Under the Act, the Council must draw and adopt boundaries using the following criteria in the listed order of priority pursuant to Elections Code Section 21601(c):
  1. Compliance with the federal requirements of equal population and the Voting Rights Act
  2. Geographically contiguous
  3. Undivided neighborhoods and “communities of interest” (socio-economic geographic areas that should be kept together)
  4. Easily identifiable boundaries
  5. Compact (do not bypass one group of people to get to a more distant group of people)
  6. Shall not favor or discriminate against a political party
Once the prioritized criteria are met, other traditional districting principles can be considered, such as:
  1. Minimize the number of voters delayed from voting in 2022 to 2024 due to redistricting
  2. Respect voters’ choices / continuity in office
  3. Future population growth
By law, the City must hold at least four public hearings that enable community members to provide input on the drawing of district maps:
  • At least one hearing must occur before the city or county draws draft maps
  • At least two hearings must happen after the drawing of draft maps
  • The fourth hearing can happen either before or after the drawing of draft maps
  • City or county staff or consultants may hold a public workshop instead of one of the required public redistricting hearings
To increase the accessibility of these hearings, cities and counties must take the following steps:
  • At least one hearing must occur on a Saturday, Sunday, or after 6 p.m. on a weekday
  • If a redistricting hearing is consolidated with another local government meeting, the redistricting hearing portion must begin at a pre-designated time
  • Local public redistricting hearings should be made accessible to people with disabilities
The purpose of this public hearing is to inform the public about the districting process and to hear from the community on what factors should be taken into consideration while creating district boundaries. The public is requested to provide input regarding communities of interest and other local factors that should be considered while drafting district maps. A community of interest under the relevant Elections Code for cities (Section 21601(c) / 21621(c)] is “a population that shares common social or economic interests that should be included within a single district for purposes of its effective and fair representation.”

Possible features defining community of interest might include, but are not limited to, the following:
  1. School attendance areas;
  2. Natural dividing lines such as major roads, hills, or highways;
  3. Areas around parks and other neighborhood landmarks;
  4. Common issues, neighborhood activities, or legislative/election concerns; and
  5. Shared demographic characteristics, such as:
  • Similar levels of income, education, or linguistic insolation;
  • Languages spoken at home; and
  • Single-family and multi-family housing unit areas.
Next Steps:

In July 2021, the City Council authorized staff to procure the services of a consultant specializing in the California Voting Rights Act of 2001 (CVRA) to assist the City Council in potential redistricting of current Council district boundaries.  On Thursday, September 30, 2021, the Development Services Department will conduct a public workshop via Zoom from 5:00 pm to 7:00 pm to seek public input and provide direction on criteria to be considered while drafting district maps. Following that workshop, draft district maps and proposed election sequencing will be posted to the City website and available at City Hall.

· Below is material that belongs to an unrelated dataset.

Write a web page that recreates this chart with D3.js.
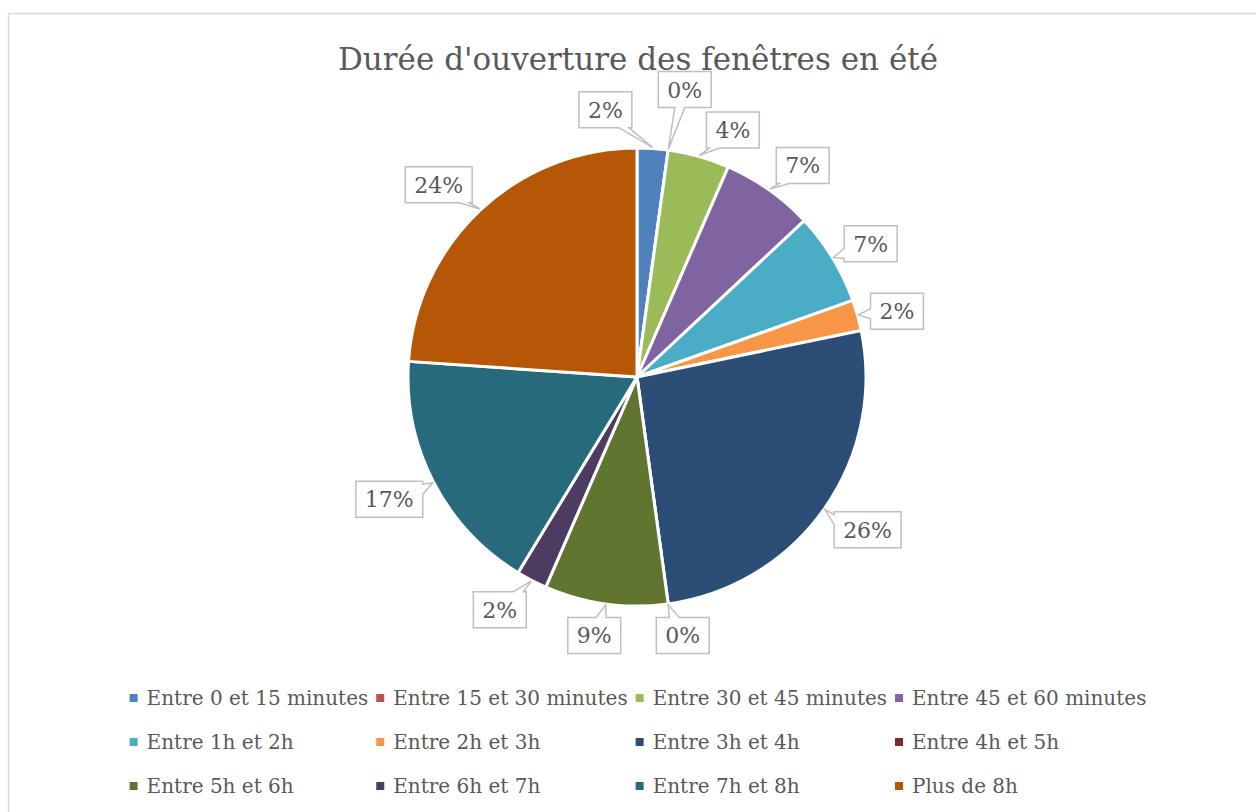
<!DOCTYPE html>
<html>
<head>
<meta charset="utf-8">
<script src="https://cdn.jsdelivr.net/npm/d3@7"></script>
<style>
  body { margin: 0; background: #fff; }
  text { font-family: "DejaVu Serif", serif; fill: #595959; }
</style>
</head>
<body>
<div id="chart"></div>
<script>
// survey answers (number of respondents) per duration
const categories = [
  'Entre 0 et 15 minutes', 'Entre 15 et 30 minutes', 'Entre 30 et 45 minutes', 'Entre 45 et 60 minutes',
  'Entre 1h et 2h', 'Entre 2h et 3h', 'Entre 3h et 4h', 'Entre 4h et 5h',
  'Entre 5h et 6h', 'Entre 6h et 7h', 'Entre 7h et 8h', 'Plus de 8h'
];
const counts = [1, 0, 2, 3, 3, 1, 12, 0, 4, 1, 8, 11];
const colors = ['#4F81BD', '#C0504D', '#9BBB59', '#8064A2', '#4BACC6', '#F79646',
                '#2C4D75', '#772C2A', '#5F7530', '#4D3B62', '#276A7C', '#B65708'];
const title = "Durée d'ouverture des fenêtres en été";

// small hand tweaks so labels sit like the "best fit" placement
const labelNudge = [[-50, 2], [11, -20], [23, 13], [10, 9], [3, 7], [0, 7],
                    [10, -3], [9, -9], [-6, -9], [-13, -7], [-8, -2], [-14, 5]];

const width = 1256, height = 812;
const cx = 637, cy = 377, r = 229;

const svg = d3.select('#chart').append('svg')
  .attr('width', width).attr('height', height);

// chart area border
svg.append('rect')
  .attr('x', 8.5).attr('y', 13.5).attr('width', 1400).attr('height', 1000)
  .attr('fill', '#fff').attr('stroke', '#d9d9d9').attr('stroke-width', 1.5);

svg.append('text')
  .attr('x', 638).attr('y', 70)
  .attr('text-anchor', 'middle')
  .style('font-size', '31px')
  .text(title);

const data = categories.map((c, i) => ({ name: c, count: counts[i], color: colors[i] }));
const total = d3.sum(counts);
const pct = d3.format('.0%');

const pie = d3.pie().sort(null).value(d => d.count);
const arcs = pie(data);
const arc = d3.arc().innerRadius(0).outerRadius(r);

const g = svg.append('g').attr('transform', `translate(${cx},${cy})`);

g.selectAll('path.slice')
  .data(arcs)
  .join('path')
  .attr('class', 'slice')
  .attr('d', arc)
  .attr('fill', d => d.data.color)
  .attr('stroke', '#fff')
  .attr('stroke-width', 3)
  .attr('stroke-linejoin', 'round');

// callout labels
const polar = (a, rad) => [rad * Math.sin(a), -rad * Math.cos(a)];

function calloutPath(x0, y0, w, h, tx, ty) {
  const mx = x0 + w / 2, my = y0 + h / 2;
  const dx = tx - mx, dy = ty - my;
  const bw = 10;
  const pts = [];
  const inside = tx > x0 && tx < x0 + w && ty > y0 && ty < y0 + h;
  let side = null;
  if (!inside) {
    if (Math.abs(dx) / (w / 2) > Math.abs(dy) / (h / 2)) side = dx > 0 ? 'right' : 'left';
    else side = dy > 0 ? 'bottom' : 'top';
  }
  const clampX = v => Math.max(x0 + 3, Math.min(x0 + w - 3 - bw, v - bw / 2));
  const clampY = v => Math.max(y0 + 3, Math.min(y0 + h - 3 - bw, v - bw / 2));
  pts.push([x0, y0]);
  if (side === 'top') {
    const b = clampX(mx + dx * (h / 2) / Math.abs(dy));
    pts.push([b, y0], [tx, ty], [b + bw, y0]);
  }
  pts.push([x0 + w, y0]);
  if (side === 'right') {
    const b = clampY(my + dy * (w / 2) / Math.abs(dx));
    pts.push([x0 + w, b], [tx, ty], [x0 + w, b + bw]);
  }
  pts.push([x0 + w, y0 + h]);
  if (side === 'bottom') {
    const b = clampX(mx + dx * (h / 2) / Math.abs(dy));
    pts.push([b + bw, y0 + h], [tx, ty], [b, y0 + h]);
  }
  pts.push([x0, y0 + h]);
  if (side === 'left') {
    const b = clampY(my + dy * (w / 2) / Math.abs(dx));
    pts.push([x0, b + bw], [tx, ty], [x0, b]);
  }
  return 'M' + pts.map(p => p.join(',')).join('L') + 'Z';
}

const labels = g.selectAll('g.label')
  .data(arcs)
  .join('g')
  .attr('class', 'label');

labels.each(function (d, i) {
  const sel = d3.select(this);
  const mid = (d.startAngle + d.endAngle) / 2;
  const [lx0, ly0] = polar(mid, 270);
  const lx = lx0 + labelNudge[i][0], ly = ly0 + labelNudge[i][1];
  const [tx, ty] = polar(mid, r + 1);
  const txt = sel.append('text')
    .attr('x', lx).attr('y', ly + 8)
    .attr('text-anchor', 'middle')
    .style('font-size', '22px')
    .text(pct(d.data.count / total));
  const tw = txt.node().getComputedTextLength();
  const w = tw + 18, h = 36;
  sel.insert('path', 'text')
    .attr('d', calloutPath(lx - w / 2, ly - h / 2, w, h, tx, ty))
    .attr('fill', '#fff')
    .attr('stroke', '#bfbfbf')
    .attr('stroke-width', 1.5);
});

// legend: 4 columns x 3 rows, column widths from text widths
const nCols = 4, rowY = [698, 742, 786];
const legend = svg.append('g');
const items = legend.selectAll('g.item')
  .data(data)
  .join('g')
  .attr('class', 'item');

items.append('text')
  .attr('x', 17).attr('y', 7)
  .style('font-size', '20px')
  .text(d => d.name);

const colW = d3.range(nCols).map(c =>
  d3.max(items.filter((d, i) => i % nCols === c).nodes(),
    n => n.querySelector('text').getComputedTextLength()) + 17 + 8);
const legendW = d3.sum(colW);
const colX = colW.map((w, c) => 642 - legendW / 2 + d3.sum(colW.slice(0, c)));

items.attr('transform', (d, i) => `translate(${colX[i % nCols]},${rowY[Math.floor(i / nCols)]})`);
items.insert('rect', 'text')
  .attr('x', 0).attr('y', -4).attr('width', 8).attr('height', 8)
  .attr('fill', d => d.color);
</script>
</body>
</html>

Future hearing dates to consider draft maps will be held on January 18 and February 15, and will be followed by a hearing on the proposed ordinance on March 1.

Not applicable.


Not applicable.
Brian Desatnik, Development Services Director

Fiscal Impact
Additional appropriation in the amount of $60,000 has already been previously approved (Item No. I.12. on July 20, 2021) and  added to the 2020-21 Development Services Planning Budget.  There is no additional fiscal impact with the approval of this item.